What you will do ->
Copy out the data below as written; omit any images.

▶

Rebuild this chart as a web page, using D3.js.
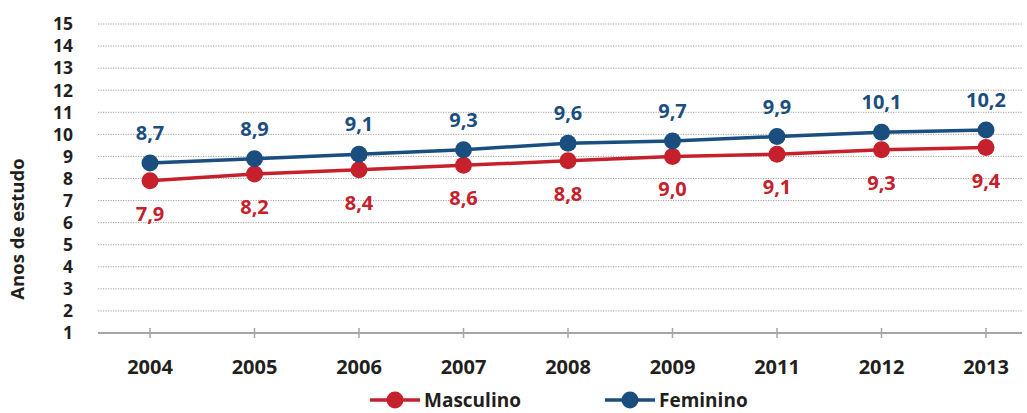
<!DOCTYPE html>
<html><head><meta charset="utf-8">
<script src="https://cdn.jsdelivr.net/npm/d3@7/dist/d3.min.js"></script>
<style>body{margin:0;background:#fff}svg{display:block}text{font-family:"Open Sans",sans-serif;font-weight:700}</style>
</head><body><svg width="1027" height="413"></svg>
<script>
const years = ["2004","2005","2006","2007","2008","2009","2011","2012","2013"];
const masculino = [7.9,8.2,8.4,8.6,8.8,9.0,9.1,9.3,9.4];
const feminino = [8.7,8.9,9.1,9.3,9.6,9.7,9.9,10.1,10.2];
const yTicks = [1,2,3,4,5,6,7,8,9,10,11,12,13,14,15];
const seriesNames = ["Masculino","Feminino"];
const colors = {Masculino:"#c5202b", Feminino:"#1a4e7f"};

const svg = d3.select("svg");
const plotL = 98, plotR = 1022;
const x = d3.scalePoint().domain(years).range([150, 986]);
const y = d3.scaleLinear().domain([1,15]).range([333, 24]);

// gridlines
svg.append("g").selectAll("line").data(yTicks.filter(d=>d>1)).join("line")
  .attr("x1",plotL).attr("x2",plotR).attr("y1",d=>y(d)).attr("y2",d=>y(d))
  .attr("stroke","#a0a0a0").attr("stroke-width",1).attr("stroke-dasharray","1.2,1.3");

// y labels
svg.append("g").selectAll("text").data(yTicks).join("text")
  .attr("x",73).attr("y",d=>y(d)).attr("dy","0.36em").attr("text-anchor","end")
  .attr("font-size",17.5).attr("fill","#231f20").text(d=>d);

// x axis line
svg.append("line").attr("x1",plotL).attr("x2",plotR).attr("y1",y(1)).attr("y2",y(1))
  .attr("stroke","#a6a6a6").attr("stroke-width",2);
svg.append("g").selectAll("line").data(years).join("line")
  .attr("x1",d=>x(d)).attr("x2",d=>x(d)).attr("y1",y(1)-5).attr("y2",y(1)+5)
  .attr("stroke","#a6a6a6").attr("stroke-width",1.5);
svg.append("g").selectAll("text").data(years).join("text")
  .attr("x",d=>x(d)).attr("y",374).attr("text-anchor","middle")
  .attr("font-size",20).attr("fill","#231f20").text(d=>d);

// y title
svg.append("text").attr("transform","translate(24,229) rotate(-90)").attr("text-anchor","middle")
  .attr("font-size",18.5).attr("fill","#231f20").text("Anos de estudo");

const line = d3.line().x((d,i)=>x(years[i])).y(d=>y(d));
const data = {Masculino:masculino, Feminino:feminino};
seriesNames.forEach(name=>{
  const vals = data[name], c = colors[name];
  svg.append("path").datum(vals).attr("d",line).attr("fill","none").attr("stroke",c).attr("stroke-width",3.5);
  svg.append("g").selectAll("circle").data(vals).join("circle")
    .attr("cx",(d,i)=>x(years[i])).attr("cy",d=>y(d)).attr("r",8.5).attr("fill",c);
  svg.append("g").selectAll("text").data(vals).join("text")
    .attr("x",(d,i)=>x(years[i])).attr("y",d=> name==="Feminino" ? y(d)-23 : y(d)+40)
    .attr("text-anchor","middle").attr("font-size",20).attr("fill",c)
    .text(d=>d.toFixed(1).replace(".",","));
});

// legend
const legX = {Masculino:370, Feminino:605};
seriesNames.forEach(name=>{
  const g = svg.append("g").attr("transform",`translate(${legX[name]},400)`);
  g.append("line").attr("x1",0).attr("x2",50).attr("stroke",colors[name]).attr("stroke-width",3.5);
  g.append("circle").attr("cx",25).attr("r",8.5).attr("fill",colors[name]);
  g.append("text").attr("x",54).attr("dy","0.36em").attr("font-size",19).attr("fill","#231f20").text(name);
});
</script></body></html>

◀

Reply to the exercise ->
Rebuild this chart as a web page, using D3.js.
<!DOCTYPE html>
<html><head><meta charset="utf-8">
<script src="https://cdn.jsdelivr.net/npm/d3@7/dist/d3.min.js"></script>
<style>body{margin:0;background:#fff}svg{display:block}text{font-family:"Open Sans",sans-serif;font-weight:700}</style>
</head><body><svg width="1027" height="413"></svg>
<script>
const years = ["2004","2005","2006","2007","2008","2009","2011","2012","2013"];
const masculino = [7.9,8.2,8.4,8.6,8.8,9.0,9.1,9.3,9.4];
const feminino = [8.7,8.9,9.1,9.3,9.6,9.7,9.9,10.1,10.2];
const yTicks = [1,2,3,4,5,6,7,8,9,10,11,12,13,14,15];
const seriesNames = ["Masculino","Feminino"];
const colors = {Masculino:"#c5202b", Feminino:"#1a4e7f"};

const svg = d3.select("svg");
const plotL = 98, plotR = 1022;
const x = d3.scalePoint().domain(years).range([150, 986]);
const y = d3.scaleLinear().domain([1,15]).range([333, 24]);

// gridlines
svg.append("g").selectAll("line").data(yTicks.filter(d=>d>1)).join("line")
  .attr("x1",plotL).attr("x2",plotR).attr("y1",d=>y(d)).attr("y2",d=>y(d))
  .attr("stroke","#a0a0a0").attr("stroke-width",1).attr("stroke-dasharray","1.2,1.3");

// y labels
svg.append("g").selectAll("text").data(yTicks).join("text")
  .attr("x",73).attr("y",d=>y(d)).attr("dy","0.36em").attr("text-anchor","end")
  .attr("font-size",17.5).attr("fill","#231f20").text(d=>d);

// x axis line
svg.append("line").attr("x1",plotL).attr("x2",plotR).attr("y1",y(1)).attr("y2",y(1))
  .attr("stroke","#a6a6a6").attr("stroke-width",2);
svg.append("g").selectAll("line").data(years).join("line")
  .attr("x1",d=>x(d)).attr("x2",d=>x(d)).attr("y1",y(1)-5).attr("y2",y(1)+5)
  .attr("stroke","#a6a6a6").attr("stroke-width",1.5);
svg.append("g").selectAll("text").data(years).join("text")
  .attr("x",d=>x(d)).attr("y",374).attr("text-anchor","middle")
  .attr("font-size",20).attr("fill","#231f20").text(d=>d);

// y title
svg.append("text").attr("transform","translate(24,229) rotate(-90)").attr("text-anchor","middle")
  .attr("font-size",18.5).attr("fill","#231f20").text("Anos de estudo");

const line = d3.line().x((d,i)=>x(years[i])).y(d=>y(d));
const data = {Masculino:masculino, Feminino:feminino};
seriesNames.forEach(name=>{
  const vals = data[name], c = colors[name];
  svg.append("path").datum(vals).attr("d",line).attr("fill","none").attr("stroke",c).attr("stroke-width",3.5);
  svg.append("g").selectAll("circle").data(vals).join("circle")
    .attr("cx",(d,i)=>x(years[i])).attr("cy",d=>y(d)).attr("r",8.5).attr("fill",c);
  svg.append("g").selectAll("text").data(vals).join("text")
    .attr("x",(d,i)=>x(years[i])).attr("y",d=> name==="Feminino" ? y(d)-23 : y(d)+40)
    .attr("text-anchor","middle").attr("font-size",20).attr("fill",c)
    .text(d=>d.toFixed(1).replace(".",","));
});

// legend
const legX = {Masculino:370, Feminino:605};
seriesNames.forEach(name=>{
  const g = svg.append("g").attr("transform",`translate(${legX[name]},400)`);
  g.append("line").attr("x1",0).attr("x2",50).attr("stroke",colors[name]).attr("stroke-width",3.5);
  g.append("circle").attr("cx",25).attr("r",8.5).attr("fill",colors[name]);
  g.append("text").attr("x",54).attr("dy","0.36em").attr("font-size",19).attr("fill","#231f20").text(name);
});
</script></body></html>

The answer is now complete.